Alcoholics Anonymous may be one of the most common treatment programs out there, but it doesn’t work for everyone. Recovery can be supported in a variety of ways. Different people with different conditions need slightly different approaches to healing. Finding the right management and recovery support for alcoholism and drug use disorder starts with gathering information.
Q. What’s the basic difference between your philosophy and that of Alcoholics Anonymous?
A. Alcoholics Anonymous most closely aligns with the disease model, which states that addiction is a disease, therefore, addicted people have no control over the substance and its addictive powers. A key part of the disease model is that it is irreversible, and because it cannot be cured, lifelong abstinence is necessary. AA requires strict abstinence, as the model does not allow for moderation or personal control.
We base our programs at Sunshine Coast Health Centre and Georgia Strait Women’s Clinic on Meaning-Centered Therapy. We have a philosophy of care that goes beyond just addiction to include personal transformation based on three key therapeutic principles: interpersonal relatedness, self-definition (autonomy & competence), and intrinsic motivation. Our treatments are highly personalized and centered around a methodology of empowerment.
Q. What Alcoholics Anonymous‘ 12 steps, and what does it mean that you are a non-12 step program?

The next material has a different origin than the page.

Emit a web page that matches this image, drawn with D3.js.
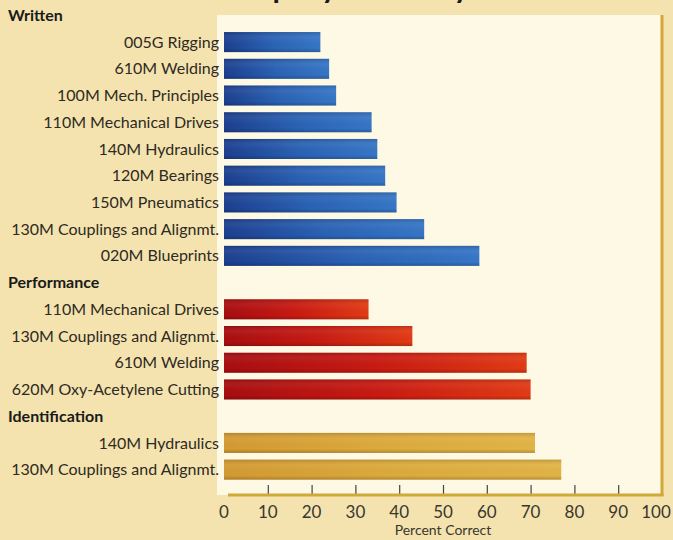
<!DOCTYPE html>
<html>
<head>
<meta charset="utf-8">
<script src="https://cdn.jsdelivr.net/npm/d3@7"></script>
<style>
  html, body { margin: 0; padding: 0; background: #f4e3ae; }
  svg { display: block; }
</style>
</head>
<body>
<div id="chart"></div>
<script>
// Groups and their rows (top to bottom)
const groups = ['Written', 'Performance', 'Identification']

const writtenLabels = [
  '005G Rigging', '610M Welding', '100M Mech. Principles', '110M Mechanical Drives',
  '140M Hydraulics', '120M Bearings', '150M Pneumatics', '130M Couplings and Alignmt.',
  '020M Blueprints'
]
const writtenValues = [22, 24, 25.6, 33.7, 35, 36.8, 39.4, 45.7, 58.3]

const performanceLabels = [
  '110M Mechanical Drives', '130M Couplings and Alignmt.', '610M Welding',
  '620M Oxy-Acetylene Cutting'
]
const performanceValues = [33, 43, 69.1, 70]

const identificationLabels = ['140M Hydraulics', '130M Couplings and Alignmt.']
const identificationValues = [71, 77]

const xTicks = [0, 10, 20, 30, 40, 50, 60, 70, 80, 90, 100]

const width = 673
const height = 540

// build the row list: header row, then its bars
const seriesLabels = [writtenLabels, performanceLabels, identificationLabels]
const seriesValues = [writtenValues, performanceValues, identificationValues]
const rows = []
groups.forEach((g, gi) => {
  rows.push({ id: 'h' + gi, header: true, label: g })
  seriesLabels[gi].forEach((l, i) => {
    rows.push({ id: gi + '-' + i, header: false, label: l, value: seriesValues[gi][i], group: gi })
  })
})

const x = d3.scaleLinear().domain([0, 100]).range([224, 662])
const y = d3.scaleBand()
  .domain(rows.map(d => d.id))
  .range([2, 483])
  .paddingInner(0.25)
  .paddingOuter(0.125)

const svg = d3.select('#chart')
  .append('svg')
  .attr('width', width)
  .attr('height', height)

const defs = svg.append('defs')
const barColors = [
  ['#1c3f8f', '#2a62b4', '#3676c6'],   // blue
  ['#a80d10', '#c81a12', '#e23a14'],   // red
  ['#d39a32', '#dcaa3c', '#e2b446']    // gold
]
barColors.forEach((c, i) => {
  const g = defs.append('linearGradient')
    .attr('id', 'bar-grad-' + i)
    .attr('x1', '0%').attr('x2', '100%')
    .attr('y1', '0%').attr('y2', '0%')
  c.forEach((col, k) => {
    g.append('stop')
      .attr('offset', (k / (c.length - 1) * 100) + '%')
      .attr('stop-color', col)
  })
})
// slight shading top/bottom
const shade = defs.append('linearGradient')
  .attr('id', 'bar-shade')
  .attr('x1', '0%').attr('x2', '0%')
  .attr('y1', '0%').attr('y2', '100%')
shade.append('stop').attr('offset', '0%').attr('stop-color', '#000').attr('stop-opacity', 0.15)
shade.append('stop').attr('offset', '30%').attr('stop-color', '#fff').attr('stop-opacity', 0.05)
shade.append('stop').attr('offset', '80%').attr('stop-color', '#000').attr('stop-opacity', 0)
shade.append('stop').attr('offset', '100%').attr('stop-color', '#000').attr('stop-opacity', 0.2)

// Cut-off title at the very top
svg.append('text')
  .attr('x', 340)
  .attr('y', -2)
  .attr('text-anchor', 'middle')
  .attr('fill', '#1a1a1a')
  .attr('font-family', 'Lato, sans-serif')
  .attr('font-weight', 'bold')
  .attr('font-size', '30px')
  .text('Company Summary')

// Plot panel
svg.append('rect')
  .attr('x', 217)
  .attr('y', 15)
  .attr('width', x(100) - 217)
  .attr('height', 495 - 15)
  .attr('fill', '#fdf9e5')

// Right border line
svg.append('line')
  .attr('x1', x(100)).attr('x2', x(100))
  .attr('y1', 15).attr('y2', 496)
  .attr('stroke', '#d2a838')
  .attr('stroke-width', 3)

// Bars
const barRows = rows.filter(d => !d.header)
svg.append('g')
  .selectAll('rect')
  .data(barRows)
  .join('rect')
  .attr('x', x(0))
  .attr('y', d => y(d.id))
  .attr('width', d => x(d.value) - x(0))
  .attr('height', y.bandwidth())
  .attr('fill', d => `url(#bar-grad-${d.group})`)

svg.append('g')
  .selectAll('rect')
  .data(barRows)
  .join('rect')
  .attr('x', x(0))
  .attr('y', d => y(d.id))
  .attr('width', d => x(d.value) - x(0))
  .attr('height', y.bandwidth())
  .attr('fill', 'url(#bar-shade)')

// Row labels
svg.append('g')
  .selectAll('text')
  .data(barRows)
  .join('text')
  .attr('x', 219)
  .attr('y', d => y(d.id) + y.bandwidth() / 2)
  .attr('dy', '0.35em')
  .attr('text-anchor', 'end')
  .attr('fill', '#2e2a24')
  .attr('font-family', 'Lato, sans-serif')
  .attr('font-size', '16px')
  .text(d => d.label)

// Group headers
svg.append('g')
  .selectAll('text')
  .data(rows.filter(d => d.header))
  .join('text')
  .attr('x', 8)
  .attr('y', d => y(d.id) + y.bandwidth() / 2)
  .attr('dy', '0.35em')
  .attr('fill', '#1a1a1a')
  .attr('font-family', 'Lato, sans-serif')
  .attr('font-weight', 'bold')
  .attr('font-size', '16px')
  .text(d => d.label)

// X axis
const axis = svg.append('g')
  .attr('transform', 'translate(0,495)')
  .call(d3.axisTop(x).tickValues(xTicks.slice(1, -1)).tickSize(10).tickFormat(''))
axis.select('.domain').remove()
axis.selectAll('.tick line').attr('stroke', '#444').attr('stroke-width', 1.2)

svg.append('line')
  .attr('x1', 228).attr('x2', x(100) + 1.5)
  .attr('y1', 495).attr('y2', 495)
  .attr('stroke', '#d2a838')
  .attr('stroke-width', 3)

svg.append('g')
  .selectAll('text')
  .data(xTicks)
  .join('text')
  .attr('x', d => x(d) - (d === 100 ? 6 : 0))
  .attr('y', 512)
  .attr('dy', '0.35em')
  .attr('text-anchor', 'middle')
  .attr('fill', '#3a3630')
  .attr('font-family', 'Lato, sans-serif')
  .attr('font-size', '17px')
  .text(d => d)

svg.append('text')
  .attr('x', 443)
  .attr('y', 530)
  .attr('dy', '0.35em')
  .attr('text-anchor', 'middle')
  .attr('fill', '#3a3630')
  .attr('font-family', 'Lato, sans-serif')
  .attr('font-size', '14px')
  .text('Percent Correct')
</script>
</body>
</html>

A. AA’s 12-Step approach follows a set of guidelines designed as “steps” toward recovery. It starts with admitting you are powerless over alcohol – that your life has become unmanageable and ends with a spiritual awakening as a result of these steps. The 12 steps of AA are religious in nature and require the belief in a power greater than yourself.

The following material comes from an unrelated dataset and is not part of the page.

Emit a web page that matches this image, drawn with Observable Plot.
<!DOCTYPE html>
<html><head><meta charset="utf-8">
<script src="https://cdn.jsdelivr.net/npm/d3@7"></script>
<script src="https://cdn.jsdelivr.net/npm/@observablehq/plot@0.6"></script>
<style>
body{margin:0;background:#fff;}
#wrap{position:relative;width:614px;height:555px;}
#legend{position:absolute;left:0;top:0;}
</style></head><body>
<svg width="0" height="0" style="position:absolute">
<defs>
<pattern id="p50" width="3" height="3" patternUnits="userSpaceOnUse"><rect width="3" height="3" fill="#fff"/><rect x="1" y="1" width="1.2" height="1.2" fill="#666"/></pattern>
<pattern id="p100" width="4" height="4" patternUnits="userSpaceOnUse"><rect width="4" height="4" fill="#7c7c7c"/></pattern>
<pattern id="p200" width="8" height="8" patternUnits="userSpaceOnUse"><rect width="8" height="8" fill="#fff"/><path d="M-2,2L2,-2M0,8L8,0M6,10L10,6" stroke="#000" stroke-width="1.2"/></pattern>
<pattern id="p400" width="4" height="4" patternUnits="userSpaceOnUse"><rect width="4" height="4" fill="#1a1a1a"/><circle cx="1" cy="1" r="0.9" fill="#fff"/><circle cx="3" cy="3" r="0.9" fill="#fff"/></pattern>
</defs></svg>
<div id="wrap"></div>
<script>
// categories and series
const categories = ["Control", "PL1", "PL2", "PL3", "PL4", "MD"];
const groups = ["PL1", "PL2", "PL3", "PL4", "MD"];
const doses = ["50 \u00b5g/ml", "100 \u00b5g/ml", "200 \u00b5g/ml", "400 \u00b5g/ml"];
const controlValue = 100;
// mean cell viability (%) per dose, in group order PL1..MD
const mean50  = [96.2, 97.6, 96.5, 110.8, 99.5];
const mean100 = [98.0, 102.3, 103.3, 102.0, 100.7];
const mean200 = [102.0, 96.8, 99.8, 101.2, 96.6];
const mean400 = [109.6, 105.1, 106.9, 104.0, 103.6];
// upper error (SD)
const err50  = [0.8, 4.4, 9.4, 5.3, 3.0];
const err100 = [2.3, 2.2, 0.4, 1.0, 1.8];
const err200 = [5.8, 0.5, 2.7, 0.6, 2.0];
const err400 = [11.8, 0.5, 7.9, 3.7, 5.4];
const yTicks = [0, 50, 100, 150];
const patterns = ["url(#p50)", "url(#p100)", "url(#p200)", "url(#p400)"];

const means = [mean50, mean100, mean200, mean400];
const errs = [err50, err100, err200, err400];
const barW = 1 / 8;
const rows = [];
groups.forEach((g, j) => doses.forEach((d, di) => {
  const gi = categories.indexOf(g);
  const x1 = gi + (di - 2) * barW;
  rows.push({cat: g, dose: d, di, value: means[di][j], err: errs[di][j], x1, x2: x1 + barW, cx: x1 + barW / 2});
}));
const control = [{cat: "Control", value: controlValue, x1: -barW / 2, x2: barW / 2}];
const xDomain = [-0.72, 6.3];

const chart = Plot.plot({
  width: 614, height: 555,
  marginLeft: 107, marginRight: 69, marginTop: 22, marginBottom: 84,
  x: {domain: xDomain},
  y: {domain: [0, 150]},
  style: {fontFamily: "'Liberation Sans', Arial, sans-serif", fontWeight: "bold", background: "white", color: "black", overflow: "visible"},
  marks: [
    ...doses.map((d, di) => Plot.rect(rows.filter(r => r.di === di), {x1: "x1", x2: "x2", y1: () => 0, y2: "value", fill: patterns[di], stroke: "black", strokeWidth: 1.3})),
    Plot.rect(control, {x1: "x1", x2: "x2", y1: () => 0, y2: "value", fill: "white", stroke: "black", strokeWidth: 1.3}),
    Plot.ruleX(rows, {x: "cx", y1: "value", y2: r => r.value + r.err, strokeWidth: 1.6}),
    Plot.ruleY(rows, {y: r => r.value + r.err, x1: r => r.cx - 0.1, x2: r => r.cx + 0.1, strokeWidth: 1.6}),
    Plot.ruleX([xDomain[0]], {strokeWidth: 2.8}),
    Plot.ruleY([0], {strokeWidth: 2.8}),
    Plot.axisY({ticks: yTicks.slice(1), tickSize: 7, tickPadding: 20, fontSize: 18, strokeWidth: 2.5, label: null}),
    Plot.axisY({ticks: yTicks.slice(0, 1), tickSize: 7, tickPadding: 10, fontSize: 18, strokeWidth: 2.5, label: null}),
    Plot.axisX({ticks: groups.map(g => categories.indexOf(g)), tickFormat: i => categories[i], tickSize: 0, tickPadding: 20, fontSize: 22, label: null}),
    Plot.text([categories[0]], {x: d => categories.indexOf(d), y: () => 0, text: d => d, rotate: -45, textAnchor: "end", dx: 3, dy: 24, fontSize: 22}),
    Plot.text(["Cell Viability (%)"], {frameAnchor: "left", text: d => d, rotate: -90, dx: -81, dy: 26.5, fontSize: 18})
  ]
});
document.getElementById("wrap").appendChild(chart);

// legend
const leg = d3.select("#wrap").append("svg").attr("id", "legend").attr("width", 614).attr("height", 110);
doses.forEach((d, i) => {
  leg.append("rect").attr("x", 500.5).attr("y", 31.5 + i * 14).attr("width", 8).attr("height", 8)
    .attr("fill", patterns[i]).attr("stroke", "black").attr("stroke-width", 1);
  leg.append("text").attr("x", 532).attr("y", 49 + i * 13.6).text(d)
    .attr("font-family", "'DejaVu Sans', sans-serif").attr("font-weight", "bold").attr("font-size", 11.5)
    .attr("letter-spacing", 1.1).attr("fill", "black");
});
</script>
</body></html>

We offer a non 12 step program in Canada for drug rehab and alcohol treatment. Our programs are based on the theory and practice of Meaning-Centered Therapy (MCT), developed by psychologist Dr. Paul T. P. Wong.
Dr. Wong was heavily influenced by Viktor Frankl and used personal meaning as a way to organize different therapies such as existential psychotherapy, cognitive-behavioural therapy, narrative therapy, and positive psychology into a unified therapeutic approach. Most importantly, our focus on personal meaning requires us to make certain assumptions such as:
Our Clients are Whole Human Beings
We do not treat an addict or an addiction. We treat human beings. We do not believe that a person with an addiction can be reduced down to mere thoughts, feelings, or behaviours. As psychologist Jefferson A. Singer (1997) concluded, we must “take in the full dimensions of their lives – to see them as whole individuals struggling to achieve a sense of identity [and community]”
Our Clients are Growth-Oriented
Our clients are inherently motivated toward growth where, if they can overcome barriers to the growth process, personal transformation is possible.
Our Clients are the Authors of Their own Lives
Most of our clinical effort is in helping clients take control of their lives, regardless of circumstances or personal and social limitations.
Our Clients are Not Their Pathologies
Our staff recognizes that pathologizing addictive behaviours reinforces the stigma of addiction and disrupts our relationship with clients. Therefore, we refuse to pathologize clients.
With these assumptions in mind, we have designed a therapeutic program based on key principles of Meaning-Centered Therapy.
Q. If I do not believe in God, do not respond to the religious themes of AA, is your program a better fit?
A. We believe so, yes. We know our non 12 step program methodology to be unique. Many people are looking for non-religiously based methodologies and find the non 12 step methodologies a better fit for them. They’re often excited to learn about meaning-centered therapy as an alternative to AA in British Columbia and in Canada in general.
While other programs focus on abstinence or reducing harm, we believe that the recovery process needs to move beyond mere healing. Instead, we help our clients experience personal transformation and full integration into society.
Q. What if I am a Christian / believer but I still don’t like the Alcoholics Anonymous format, will I feel out of place at Georgia Straight?
A. Absolutely not. We believe it is important that clients feel free to be themselves. Our clients are treated with respect and dignity at all times. We welcome women from all walks of life including different religious beliefs. Our meaning-center approach focuses on long-term aspirations such as developing intimate relatedness with friends/family, pursuing a fulfilling career, and, for some, finding or strengthening spirituality and meaning in life.